A senior Israeli diplomatic source said Friday that the recent demonstrations in Iran have exposed the brutal nature of the regime in Tehran. The source commented that the Iranian nuclear issue is evolving, with Iran's nuclear capabilities rapidly approaching the nuclear threshold. These changes were why the meeting with Macron was necessary at this point in time, a second public visit abroad by the prime minister after his visit to Amman at the end of January.

Of note, Netanyahu has not yet traveled publicly to the United Arab Emirates, despite saying it would be his first visit abroad since returning to power.

A statement issued Thursday night by the Elysée Palace after the meeting noted that Macron reiterated his concerns over Iran's lack of transparency with the International Atomic Energy Agency. Both leaders reportedly expressed their strong concerns over the policies of Iran that destabilize the region. The French president recalled that Iranian support for Russian aggression in Ukraine brought Tehran sanctions and isolation.

Netanyahu also addressed efforts to advance Israeli relations with Saudi Arabia.

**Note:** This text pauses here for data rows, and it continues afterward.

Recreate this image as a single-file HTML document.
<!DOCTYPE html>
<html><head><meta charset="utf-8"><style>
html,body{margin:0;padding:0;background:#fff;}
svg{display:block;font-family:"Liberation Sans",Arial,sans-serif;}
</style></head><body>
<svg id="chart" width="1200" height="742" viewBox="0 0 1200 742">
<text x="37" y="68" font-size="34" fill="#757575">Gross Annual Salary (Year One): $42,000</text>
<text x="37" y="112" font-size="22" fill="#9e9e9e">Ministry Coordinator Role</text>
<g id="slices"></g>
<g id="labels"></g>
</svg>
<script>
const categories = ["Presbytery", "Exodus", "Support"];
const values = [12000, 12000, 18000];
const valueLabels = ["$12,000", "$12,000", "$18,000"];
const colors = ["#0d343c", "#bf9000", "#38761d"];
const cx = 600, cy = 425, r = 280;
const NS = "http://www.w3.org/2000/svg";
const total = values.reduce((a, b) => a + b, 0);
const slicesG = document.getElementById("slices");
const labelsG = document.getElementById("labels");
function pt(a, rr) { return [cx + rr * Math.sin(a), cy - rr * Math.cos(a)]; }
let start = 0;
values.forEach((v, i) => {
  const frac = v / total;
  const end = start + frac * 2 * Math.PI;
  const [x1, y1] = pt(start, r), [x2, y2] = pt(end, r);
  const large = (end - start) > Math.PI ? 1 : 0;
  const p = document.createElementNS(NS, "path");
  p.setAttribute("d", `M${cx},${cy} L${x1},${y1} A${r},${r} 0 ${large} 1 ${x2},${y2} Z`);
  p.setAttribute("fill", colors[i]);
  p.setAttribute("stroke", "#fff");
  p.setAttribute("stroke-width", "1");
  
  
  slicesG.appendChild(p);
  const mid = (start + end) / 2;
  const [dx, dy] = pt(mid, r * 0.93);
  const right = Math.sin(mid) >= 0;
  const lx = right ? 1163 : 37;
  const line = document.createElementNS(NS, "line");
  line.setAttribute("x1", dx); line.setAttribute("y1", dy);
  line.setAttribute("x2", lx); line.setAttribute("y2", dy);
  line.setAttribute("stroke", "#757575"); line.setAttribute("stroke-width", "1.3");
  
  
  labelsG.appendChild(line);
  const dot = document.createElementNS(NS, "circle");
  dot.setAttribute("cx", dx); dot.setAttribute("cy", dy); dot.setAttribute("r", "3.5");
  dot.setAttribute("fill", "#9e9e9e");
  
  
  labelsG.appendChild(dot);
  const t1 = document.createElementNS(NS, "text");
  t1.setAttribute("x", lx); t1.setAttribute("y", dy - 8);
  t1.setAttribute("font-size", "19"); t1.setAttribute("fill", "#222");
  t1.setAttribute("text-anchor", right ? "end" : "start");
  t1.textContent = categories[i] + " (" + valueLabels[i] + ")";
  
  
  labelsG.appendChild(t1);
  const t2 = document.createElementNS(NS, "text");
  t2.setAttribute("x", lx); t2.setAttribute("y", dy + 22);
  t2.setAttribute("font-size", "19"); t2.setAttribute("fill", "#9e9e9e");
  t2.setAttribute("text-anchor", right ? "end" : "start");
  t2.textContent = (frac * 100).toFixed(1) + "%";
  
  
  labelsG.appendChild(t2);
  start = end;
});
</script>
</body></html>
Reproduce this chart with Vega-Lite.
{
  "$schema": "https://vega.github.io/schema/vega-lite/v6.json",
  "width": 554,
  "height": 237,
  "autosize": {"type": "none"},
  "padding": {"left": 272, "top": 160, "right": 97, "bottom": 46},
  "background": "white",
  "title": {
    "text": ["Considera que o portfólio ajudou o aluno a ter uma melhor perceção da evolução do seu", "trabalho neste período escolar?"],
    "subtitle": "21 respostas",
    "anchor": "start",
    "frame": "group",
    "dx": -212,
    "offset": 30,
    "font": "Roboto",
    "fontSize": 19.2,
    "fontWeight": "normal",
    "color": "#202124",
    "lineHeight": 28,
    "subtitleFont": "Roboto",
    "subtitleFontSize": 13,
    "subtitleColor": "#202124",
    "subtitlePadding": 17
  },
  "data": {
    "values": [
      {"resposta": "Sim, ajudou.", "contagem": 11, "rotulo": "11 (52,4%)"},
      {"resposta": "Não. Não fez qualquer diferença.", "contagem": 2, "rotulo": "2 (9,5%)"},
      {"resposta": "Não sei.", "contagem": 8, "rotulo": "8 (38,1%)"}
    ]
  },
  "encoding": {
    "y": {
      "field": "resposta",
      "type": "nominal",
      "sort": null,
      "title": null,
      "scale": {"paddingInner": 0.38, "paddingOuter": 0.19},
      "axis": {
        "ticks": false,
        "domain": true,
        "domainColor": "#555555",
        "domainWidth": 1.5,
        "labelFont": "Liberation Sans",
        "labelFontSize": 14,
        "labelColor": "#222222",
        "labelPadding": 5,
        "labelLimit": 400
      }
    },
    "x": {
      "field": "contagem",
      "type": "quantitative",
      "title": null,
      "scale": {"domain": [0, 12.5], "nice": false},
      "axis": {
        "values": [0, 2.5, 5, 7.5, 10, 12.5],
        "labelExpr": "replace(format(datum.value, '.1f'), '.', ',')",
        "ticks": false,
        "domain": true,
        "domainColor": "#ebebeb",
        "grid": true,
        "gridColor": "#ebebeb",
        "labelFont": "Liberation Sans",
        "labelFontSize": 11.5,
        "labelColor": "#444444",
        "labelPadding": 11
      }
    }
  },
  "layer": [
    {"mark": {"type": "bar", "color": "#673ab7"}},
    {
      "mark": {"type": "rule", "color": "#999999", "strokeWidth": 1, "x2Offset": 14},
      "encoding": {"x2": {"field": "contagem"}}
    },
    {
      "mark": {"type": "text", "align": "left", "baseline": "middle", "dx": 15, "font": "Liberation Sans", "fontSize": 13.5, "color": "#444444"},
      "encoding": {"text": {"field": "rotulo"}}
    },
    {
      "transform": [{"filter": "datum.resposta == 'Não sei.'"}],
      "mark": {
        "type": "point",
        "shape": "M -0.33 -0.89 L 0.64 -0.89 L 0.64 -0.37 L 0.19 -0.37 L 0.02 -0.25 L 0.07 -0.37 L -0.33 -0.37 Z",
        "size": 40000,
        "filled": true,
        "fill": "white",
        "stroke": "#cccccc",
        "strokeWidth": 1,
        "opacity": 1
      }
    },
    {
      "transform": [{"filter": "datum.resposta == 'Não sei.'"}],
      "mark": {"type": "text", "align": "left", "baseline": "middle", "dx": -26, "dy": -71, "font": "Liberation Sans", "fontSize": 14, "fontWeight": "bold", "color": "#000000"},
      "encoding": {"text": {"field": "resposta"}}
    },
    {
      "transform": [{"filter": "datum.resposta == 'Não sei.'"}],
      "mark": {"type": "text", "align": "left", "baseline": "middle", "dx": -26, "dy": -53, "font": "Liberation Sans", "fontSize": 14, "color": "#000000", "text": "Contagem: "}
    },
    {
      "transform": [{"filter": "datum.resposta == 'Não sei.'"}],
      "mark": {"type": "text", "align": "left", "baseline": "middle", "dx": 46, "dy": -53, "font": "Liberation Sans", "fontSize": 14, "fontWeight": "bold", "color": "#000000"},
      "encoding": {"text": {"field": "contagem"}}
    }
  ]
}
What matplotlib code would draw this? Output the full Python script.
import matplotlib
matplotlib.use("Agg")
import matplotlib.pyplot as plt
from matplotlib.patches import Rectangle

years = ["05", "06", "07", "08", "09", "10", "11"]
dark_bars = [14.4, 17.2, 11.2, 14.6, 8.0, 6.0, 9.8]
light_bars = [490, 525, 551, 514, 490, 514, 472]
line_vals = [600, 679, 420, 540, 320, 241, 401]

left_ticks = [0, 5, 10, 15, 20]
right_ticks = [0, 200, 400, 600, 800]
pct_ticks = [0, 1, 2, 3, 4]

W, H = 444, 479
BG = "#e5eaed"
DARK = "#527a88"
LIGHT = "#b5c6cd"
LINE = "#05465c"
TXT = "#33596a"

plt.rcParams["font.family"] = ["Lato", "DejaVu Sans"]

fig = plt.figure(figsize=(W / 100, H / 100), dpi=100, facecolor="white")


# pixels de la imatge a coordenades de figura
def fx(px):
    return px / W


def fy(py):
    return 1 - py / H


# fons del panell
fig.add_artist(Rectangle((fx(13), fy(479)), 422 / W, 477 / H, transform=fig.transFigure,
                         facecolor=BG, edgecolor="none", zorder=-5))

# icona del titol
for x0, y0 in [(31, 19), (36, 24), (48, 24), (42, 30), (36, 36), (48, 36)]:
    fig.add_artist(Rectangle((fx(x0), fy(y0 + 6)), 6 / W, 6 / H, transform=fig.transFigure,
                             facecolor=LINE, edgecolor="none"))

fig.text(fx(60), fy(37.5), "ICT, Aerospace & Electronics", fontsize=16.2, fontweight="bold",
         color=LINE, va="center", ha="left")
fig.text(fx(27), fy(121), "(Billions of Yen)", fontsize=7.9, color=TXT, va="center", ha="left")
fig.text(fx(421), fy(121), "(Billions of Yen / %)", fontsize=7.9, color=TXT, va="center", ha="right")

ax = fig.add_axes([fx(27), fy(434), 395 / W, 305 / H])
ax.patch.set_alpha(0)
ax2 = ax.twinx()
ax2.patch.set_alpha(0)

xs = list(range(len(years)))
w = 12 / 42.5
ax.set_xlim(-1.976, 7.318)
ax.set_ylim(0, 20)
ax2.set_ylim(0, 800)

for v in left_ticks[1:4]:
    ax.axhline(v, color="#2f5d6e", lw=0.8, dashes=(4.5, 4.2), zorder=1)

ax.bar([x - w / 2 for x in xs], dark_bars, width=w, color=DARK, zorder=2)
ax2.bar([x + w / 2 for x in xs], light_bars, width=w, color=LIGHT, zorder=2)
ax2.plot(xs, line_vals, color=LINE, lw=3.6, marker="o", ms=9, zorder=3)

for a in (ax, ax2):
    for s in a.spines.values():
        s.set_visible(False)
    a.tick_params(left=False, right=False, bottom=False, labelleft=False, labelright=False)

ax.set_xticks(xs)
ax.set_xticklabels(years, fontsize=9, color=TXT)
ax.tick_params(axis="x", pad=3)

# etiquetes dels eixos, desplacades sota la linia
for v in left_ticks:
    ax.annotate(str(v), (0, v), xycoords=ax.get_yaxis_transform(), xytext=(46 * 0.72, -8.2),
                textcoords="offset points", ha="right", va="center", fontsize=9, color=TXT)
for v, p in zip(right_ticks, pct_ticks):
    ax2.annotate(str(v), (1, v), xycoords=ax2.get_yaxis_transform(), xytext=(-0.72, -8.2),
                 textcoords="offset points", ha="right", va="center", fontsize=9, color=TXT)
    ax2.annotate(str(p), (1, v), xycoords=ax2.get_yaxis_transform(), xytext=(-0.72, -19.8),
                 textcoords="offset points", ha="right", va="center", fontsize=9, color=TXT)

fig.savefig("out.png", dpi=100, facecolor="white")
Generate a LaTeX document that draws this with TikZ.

"I explained that I continue advancing regional peace in concrete ways. President Macron asked me about [peace with] Saudi Arabia. I said that this is a possibility, but it depends of course on the Saudis. In the end, peace with Saudi Arabia would contribute to peace between Israel and the Palestinians," he said.

The Saudi government reiterated this month that any normalization with Israel would only come after an agreement with the Palestinians is reached.